_WORK TO DO_: Begin at the first line of the data and copy each line through the one containing "import pandas as pd", that line included, with no pictures.

'''

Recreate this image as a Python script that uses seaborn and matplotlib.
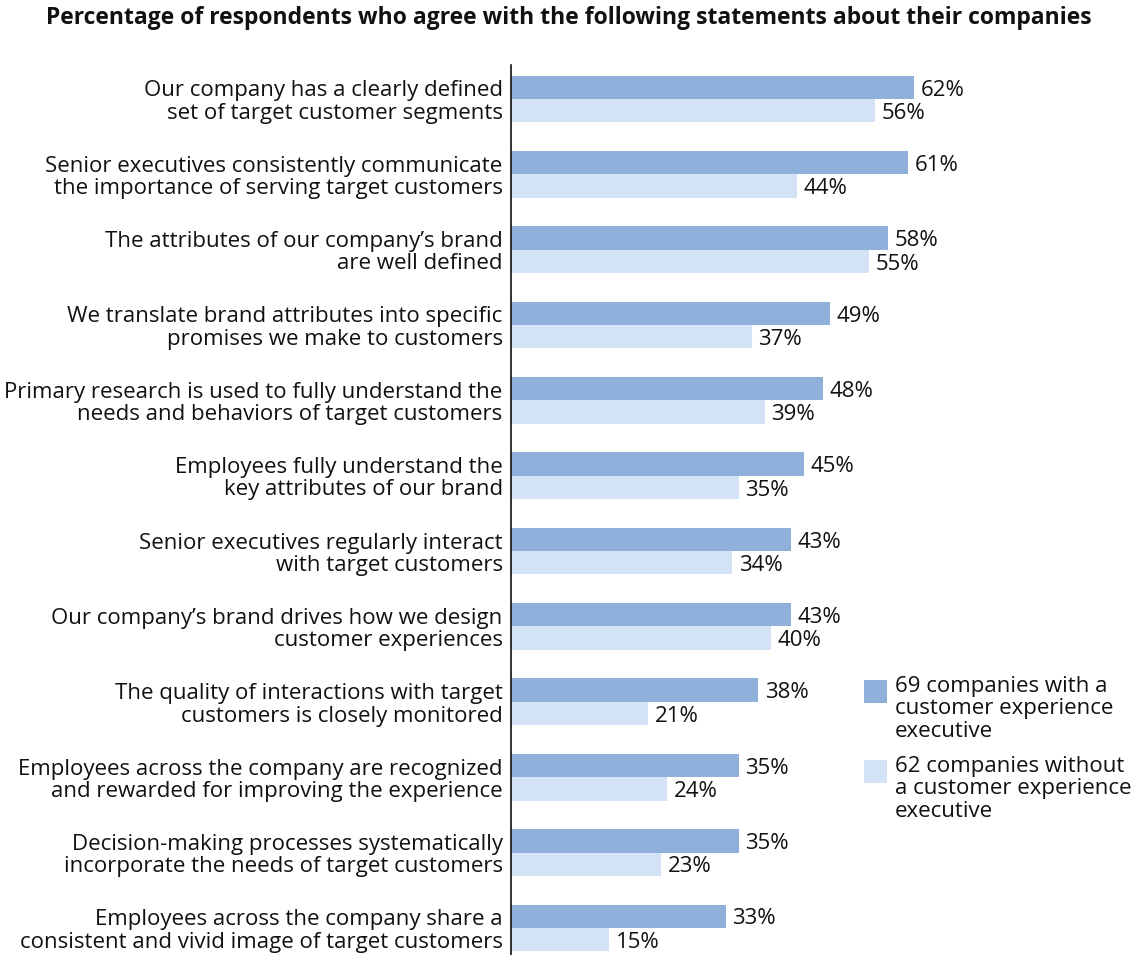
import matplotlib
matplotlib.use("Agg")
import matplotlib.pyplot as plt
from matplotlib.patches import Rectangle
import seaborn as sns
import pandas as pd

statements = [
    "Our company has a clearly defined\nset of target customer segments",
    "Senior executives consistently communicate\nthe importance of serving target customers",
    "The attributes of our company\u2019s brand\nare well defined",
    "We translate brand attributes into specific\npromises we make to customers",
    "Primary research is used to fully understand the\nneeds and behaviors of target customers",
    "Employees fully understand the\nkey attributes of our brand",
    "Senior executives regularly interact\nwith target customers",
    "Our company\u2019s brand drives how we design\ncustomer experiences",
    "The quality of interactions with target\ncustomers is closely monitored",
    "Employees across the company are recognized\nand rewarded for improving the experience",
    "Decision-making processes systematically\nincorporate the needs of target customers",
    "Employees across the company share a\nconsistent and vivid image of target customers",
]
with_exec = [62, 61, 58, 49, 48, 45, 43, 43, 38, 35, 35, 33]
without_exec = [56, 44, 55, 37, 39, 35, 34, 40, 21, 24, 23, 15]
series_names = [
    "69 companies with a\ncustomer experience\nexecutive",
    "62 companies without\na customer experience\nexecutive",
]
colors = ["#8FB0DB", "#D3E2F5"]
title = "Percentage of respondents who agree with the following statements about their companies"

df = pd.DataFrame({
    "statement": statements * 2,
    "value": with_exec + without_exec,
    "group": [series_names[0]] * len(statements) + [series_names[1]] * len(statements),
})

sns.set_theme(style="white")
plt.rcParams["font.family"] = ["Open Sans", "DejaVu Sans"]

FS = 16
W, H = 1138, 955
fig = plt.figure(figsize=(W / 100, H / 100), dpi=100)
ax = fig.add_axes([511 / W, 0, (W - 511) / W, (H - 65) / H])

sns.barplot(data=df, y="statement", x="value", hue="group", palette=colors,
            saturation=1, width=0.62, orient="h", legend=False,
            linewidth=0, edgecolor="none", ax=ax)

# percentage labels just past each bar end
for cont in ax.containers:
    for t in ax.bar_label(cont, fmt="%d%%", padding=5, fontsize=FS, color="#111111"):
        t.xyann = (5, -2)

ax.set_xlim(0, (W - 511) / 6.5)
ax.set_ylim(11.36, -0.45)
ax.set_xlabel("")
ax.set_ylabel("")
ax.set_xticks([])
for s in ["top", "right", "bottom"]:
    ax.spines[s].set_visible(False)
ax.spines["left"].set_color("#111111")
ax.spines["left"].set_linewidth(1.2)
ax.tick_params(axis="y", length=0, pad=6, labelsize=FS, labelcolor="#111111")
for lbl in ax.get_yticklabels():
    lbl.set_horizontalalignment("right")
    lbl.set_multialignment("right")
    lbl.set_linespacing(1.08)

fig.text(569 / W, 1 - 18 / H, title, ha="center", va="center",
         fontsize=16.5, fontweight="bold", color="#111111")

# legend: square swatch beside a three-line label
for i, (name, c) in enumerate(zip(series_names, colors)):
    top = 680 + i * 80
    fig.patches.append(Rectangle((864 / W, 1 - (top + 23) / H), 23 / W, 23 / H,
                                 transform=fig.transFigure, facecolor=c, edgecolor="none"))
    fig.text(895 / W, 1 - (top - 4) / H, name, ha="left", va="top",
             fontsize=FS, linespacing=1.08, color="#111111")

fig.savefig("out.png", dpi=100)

'''

_COMPLETE ANSWER_:
Recreate this image as a Python script that uses seaborn and matplotlib.
import matplotlib
matplotlib.use("Agg")
import matplotlib.pyplot as plt
from matplotlib.patches import Rectangle
import seaborn as sns
import pandas as pd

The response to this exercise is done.